Because their speech seems very benevolent, and with much openness, but it confuses people and makes them to be in a state of carefreeness. It disables them. In that sense, I think it’s worrisome. On the other hand, there is a strategy of the National State, under a logic of appropriation or indigenism, where it seems that there is a kind of value placed on indigenous culture. But with the use and abuse of the indigenous people, it is able to disable movements. We are very concerned to see leaders who have emerged during vital moments in different struggles at the national level, who are now becoming a part, direct or indirect ways, of the State, and that is a way of disabling all the struggles.
In our region, in the Yucatan Peninsula, compared to other areas of the country, we are apparently in a less risky situation. However, there have already been threats to different leaders, especially in the fight against aoelic (energy sources). This year in Tabasco there have been murders of leaders and environmental activists, in a reigion that is very close, here in the south-southeast region. We think there is an escalation of violence.
The Mayan Train [a mega interstatal transportation project], in our region, Bacalar, in Quintana Roo, has created a tremendous speculation of the land, and in the past year many people have come from outside, and violence, murders, and disappearances are already mounting, that didn’t exist here.

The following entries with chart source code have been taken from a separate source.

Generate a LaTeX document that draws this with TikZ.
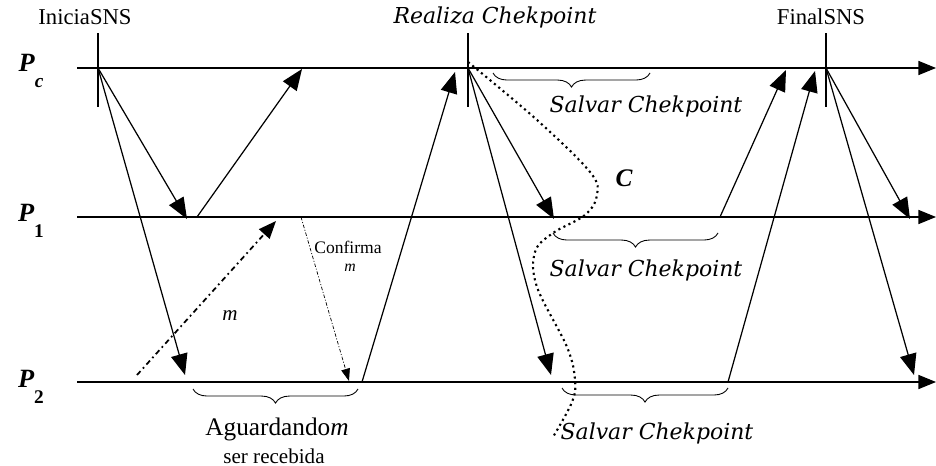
\documentclass[tikz,border=0pt]{standalone}
\usepackage{fontspec}
\setmainfont{Liberation Serif}
\newfontfamily\ckfont{DejaVu Serif}
\usetikzlibrary{arrows.meta,decorations.pathreplacing}

\begin{document}
\begin{tikzpicture}[x=0.02cm,y=-0.02cm,
    proc/.style={line width=0.7pt, -{Triangle[length=10pt,width=8pt]}},
    msg/.style={line width=0.7pt, -{Triangle[length=12pt,width=9.5pt]}},
    msgm/.style={line width=1pt, dash pattern=on 3pt off 2pt on 1pt off 2pt, -{Triangle[length=10pt,width=8pt]}},
    conf/.style={line width=0.4pt, dash pattern=on 2pt off 1pt on 0.6pt off 1pt, -{Triangle[length=7pt,width=5pt]}},
    tick/.style={line width=0.7pt},
    chave/.style={decorate, decoration={brace,mirror,amplitude=8pt}, line width=0.5pt},
    ck/.style={font=\ckfont\itshape\fontsize{12.5}{14}\selectfont},
    plabel/.style={font=\fontsize{15}{17}\selectfont\bfseries\itshape}]
    \useasboundingbox (0,0) rectangle (936,466);

    % linhas dos processos
    \coordinate (pcA) at (77,68);  \coordinate (pcB) at (936,68);
    \coordinate (p1A) at (77,217); \coordinate (p1B) at (936,217);
    \coordinate (p2A) at (77,382); \coordinate (p2B) at (936,382);
    \draw[proc] (pcA) -- (pcB);
    \draw[proc] (p1A) -- (p1B);
    \draw[proc] (p2A) -- (p2B);

    \node[plabel] (lpc) at (31,71) {P\raisebox{-1.3ex}{\fontsize{11}{12}\selectfont c}};
    \node[plabel] (lp1) at (31,221) {P\raisebox{-1.3ex}{\fontsize{11}{12}\selectfont\upshape 1}};
    \node[plabel] (lp2) at (31,387) {P\raisebox{-1.3ex}{\fontsize{11}{12}\selectfont\upshape 2}};

    % marcas
    \coordinate (ini) at (98,68);
    \coordinate (rea) at (468,68);
    \coordinate (fin) at (826,68);
    \foreach \t in {ini,rea,fin}
        \draw[tick] ([yshift=-22]\t) -- ([yshift=20]\t);
    \node[font=\fontsize{12.9}{15}\selectfont] (tini) at (85,17) {IniciaSNS};
    \node[ck] (trea) at (495,17) {Realiza Chekpoint};
    \node[font=\fontsize{12.9}{15}\selectfont] (tfin) at (821,17) {FinalSNS};

    % mensagens
    \coordinate (a1) at (187,219); \coordinate (a2) at (185,375);
    \coordinate (b1) at (197,217); \coordinate (b2) at (302,69);
    \coordinate (c1) at (362,382); \coordinate (c2) at (455,72);
    \coordinate (d1) at (554,219); \coordinate (d2) at (551,375);
    \coordinate (e1) at (720,217); \coordinate (e2) at (786,70);
    \coordinate (f1) at (728,382); \coordinate (f2) at (815,71);
    \coordinate (g1) at (910,219); \coordinate (g2) at (914,375);
    \draw[msg] (ini) -- (a1);
    \draw[msg] (ini) -- (a2);
    \draw[msg] (b1) -- (b2);
    \draw[msg] (c1) -- (c2);
    \draw[msg] (rea) -- (d1);
    \draw[msg] (rea) -- (d2);
    \draw[msg] (e1) -- (e2);
    \draw[msg] (f1) -- (f2);
    \draw[msg] (fin) -- (g1);
    \draw[msg] (fin) -- (g2);

    % mensagem m e confirmacao
    \coordinate (m1) at (137,375); \coordinate (m2) at (276,221);
    \coordinate (k1) at (301,217); \coordinate (k2) at (349,381);
    \draw[msgm] (m1) -- (m2);
    \draw[conf] (k1) -- (k2);
    \node[font=\large\itshape] (lm) at (230,316) {m};
    \node[font=\normalsize] (lconf) at (348,247) {Confirma};
    \node[font=\small\itshape] (lconfm) at (350,268) {m};

    % linha de corte C
    \draw[line width=1.2pt, dotted] plot[smooth, tension=0.6] coordinates {
        (468,62) (537,120) (590,172) (597,195) (585,215) (553,233)
        (535,252) (537,287) (567,347) (575,380) (572,402) (553,437)};
    \node[font=\Large\bfseries\itshape] (lc) at (624,178) {C};

    % salvar checkpoint
    \draw[chave] (493,73) -- (650,73);
    \node[ck] (tsv0) at (646,106) {Salvar Chekpoint};
    \draw[chave] (553,233) -- (718,233);
    \node[ck] (tsv1) at (646,270) {Salvar Chekpoint};
    \draw[chave] (562,388) -- (728,388);
    \node[ck] (tsv2) at (657,433) {Salvar Chekpoint};
    \draw[chave] (193,389) -- (358,389);
    \node[font=\fontsize{14.4}{16}\selectfont] (tag) at (277,429) {Aguardando\textit{m}};
    \node[font=\fontsize{12}{14}\selectfont] (tag2) at (274,456) {ser recebida};
\end{tikzpicture}
\end{document}
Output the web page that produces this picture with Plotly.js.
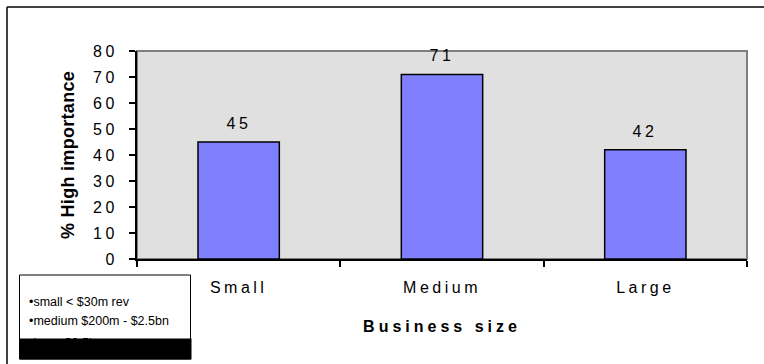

This project has not yet started, but the mere fact of announcing it has brought speculation and modifications in our region.
What would you like to tell other peoples about your struggles about your collective aspirations?
I would tell the indigenous sisters and brothers of the Americaa, that we should not lower our guard, that we should ally, unite, weave nets between us, among us, because the capitalist monster is becoming more aggressive. We need to bond; I think it is essential that women in our villages join forces, that there are women’s organizations, that they defend life, we protect the lives of everyone. The being of women and youngsters in the struggle is necessary. We have much to do because they cannot take away this land that we have long taken care of, from our elders. We have to keep standing.
Now, you are not currently in Mexico. What are you doing in India?One of the dreams of our organization is to develop a community center, with an educational space, that can summon women and girls, boys and young people from our communities to produce traditional medicine, to run workshops of political formation, to make our space of production for women, to be able to live with the colleagues of the Native Seed Collective.
Within the framework of that dream, we want to start our own community radio as well. We had the invitation this year from BareFoot College, which is like the community college here in India. We were awarded three scholarships for our organization to come to study solar engineering. We are learning to install solar panels, with the intention of returning to our communities, and starting that process, particularly with people who do not have [electric] energy. We think that this is a great opportunity because it would give us the ability, first, to make an installation in our community center, but above all, to teach other women and young people a new trade, which in this case is that of solar engineering.
We will be in India from September until February. We are living with 50 rural and indigenous women from all over the world, with women from Syria, Egypt, Botswana, Mali, Cameroon, Malaysia, Thailand, Colombia, Paraguay, and Indonesia. It is a tremendous experience, first because it is a very inspiring space, a huge school, where we have an exciting cultural learning, where we seek together how to communicate (because we all have different languages). But it is an outstanding experience for us and very inspiring to return and do a lot in our communities. We are in northern India, Rajasthan, in a village called Tilonia.